Everything from the first line down to the line containing "import * as" should be reproduced exactly; please include nothing else.

### [Collected material]
####
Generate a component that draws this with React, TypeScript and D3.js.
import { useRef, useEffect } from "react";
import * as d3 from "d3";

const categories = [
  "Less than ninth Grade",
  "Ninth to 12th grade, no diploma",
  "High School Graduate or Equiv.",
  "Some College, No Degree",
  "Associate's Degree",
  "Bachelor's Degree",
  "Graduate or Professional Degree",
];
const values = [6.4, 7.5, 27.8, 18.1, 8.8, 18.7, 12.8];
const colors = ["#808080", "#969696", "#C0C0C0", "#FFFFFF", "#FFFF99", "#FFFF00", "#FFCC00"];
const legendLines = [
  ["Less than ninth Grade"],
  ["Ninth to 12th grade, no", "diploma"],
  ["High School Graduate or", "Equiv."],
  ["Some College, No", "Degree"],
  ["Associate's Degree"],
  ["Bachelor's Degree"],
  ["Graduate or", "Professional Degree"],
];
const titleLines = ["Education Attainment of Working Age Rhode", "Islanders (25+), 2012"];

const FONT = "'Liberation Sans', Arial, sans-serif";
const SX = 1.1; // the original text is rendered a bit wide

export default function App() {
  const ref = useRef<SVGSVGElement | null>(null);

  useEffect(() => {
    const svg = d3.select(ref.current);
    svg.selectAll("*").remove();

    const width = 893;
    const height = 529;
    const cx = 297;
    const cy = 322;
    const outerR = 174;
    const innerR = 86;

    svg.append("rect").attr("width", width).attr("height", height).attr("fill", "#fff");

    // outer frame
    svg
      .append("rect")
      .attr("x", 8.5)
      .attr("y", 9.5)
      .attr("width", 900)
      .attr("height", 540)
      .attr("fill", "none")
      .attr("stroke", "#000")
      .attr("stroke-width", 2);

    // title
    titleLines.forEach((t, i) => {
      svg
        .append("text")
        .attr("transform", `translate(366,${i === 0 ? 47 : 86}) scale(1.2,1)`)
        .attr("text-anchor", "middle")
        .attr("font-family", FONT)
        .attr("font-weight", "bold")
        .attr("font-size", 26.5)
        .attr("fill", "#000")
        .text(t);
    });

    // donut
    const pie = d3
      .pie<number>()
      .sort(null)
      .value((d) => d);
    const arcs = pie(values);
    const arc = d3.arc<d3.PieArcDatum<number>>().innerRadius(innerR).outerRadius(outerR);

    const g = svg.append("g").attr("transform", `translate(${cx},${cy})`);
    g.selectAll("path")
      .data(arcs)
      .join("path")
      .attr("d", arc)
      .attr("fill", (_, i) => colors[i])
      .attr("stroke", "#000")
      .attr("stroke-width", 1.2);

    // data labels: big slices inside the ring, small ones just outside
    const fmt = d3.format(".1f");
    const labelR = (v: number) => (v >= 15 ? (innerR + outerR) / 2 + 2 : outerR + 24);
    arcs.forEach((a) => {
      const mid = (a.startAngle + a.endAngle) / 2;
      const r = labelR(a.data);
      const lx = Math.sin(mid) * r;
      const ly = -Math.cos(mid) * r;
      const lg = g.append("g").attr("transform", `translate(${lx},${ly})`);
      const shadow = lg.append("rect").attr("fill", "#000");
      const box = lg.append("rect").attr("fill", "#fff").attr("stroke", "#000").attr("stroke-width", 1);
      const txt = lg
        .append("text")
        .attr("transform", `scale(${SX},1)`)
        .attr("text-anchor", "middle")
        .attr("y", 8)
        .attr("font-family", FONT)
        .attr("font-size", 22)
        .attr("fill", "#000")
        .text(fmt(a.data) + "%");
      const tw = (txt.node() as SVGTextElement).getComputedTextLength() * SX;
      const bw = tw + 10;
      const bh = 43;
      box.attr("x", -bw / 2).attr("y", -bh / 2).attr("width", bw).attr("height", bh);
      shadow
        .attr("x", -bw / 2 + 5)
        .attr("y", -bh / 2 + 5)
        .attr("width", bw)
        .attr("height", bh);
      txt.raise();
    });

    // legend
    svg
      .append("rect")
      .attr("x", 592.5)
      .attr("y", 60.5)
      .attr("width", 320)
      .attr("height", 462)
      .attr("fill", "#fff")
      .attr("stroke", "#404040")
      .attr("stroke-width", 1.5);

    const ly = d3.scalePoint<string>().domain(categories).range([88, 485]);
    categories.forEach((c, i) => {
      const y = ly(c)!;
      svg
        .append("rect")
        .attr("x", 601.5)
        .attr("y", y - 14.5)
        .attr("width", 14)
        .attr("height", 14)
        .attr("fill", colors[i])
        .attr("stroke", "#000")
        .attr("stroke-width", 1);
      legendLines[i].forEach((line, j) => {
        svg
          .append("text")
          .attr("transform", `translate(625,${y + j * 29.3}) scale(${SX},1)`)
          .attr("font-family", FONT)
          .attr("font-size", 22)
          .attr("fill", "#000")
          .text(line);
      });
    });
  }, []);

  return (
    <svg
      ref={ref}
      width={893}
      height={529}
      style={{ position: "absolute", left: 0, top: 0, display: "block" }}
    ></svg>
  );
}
####
### [Correct answer]
Generate a component that draws this with React, TypeScript and D3.js.
import { useRef, useEffect } from "react";
import * as d3 from "d3";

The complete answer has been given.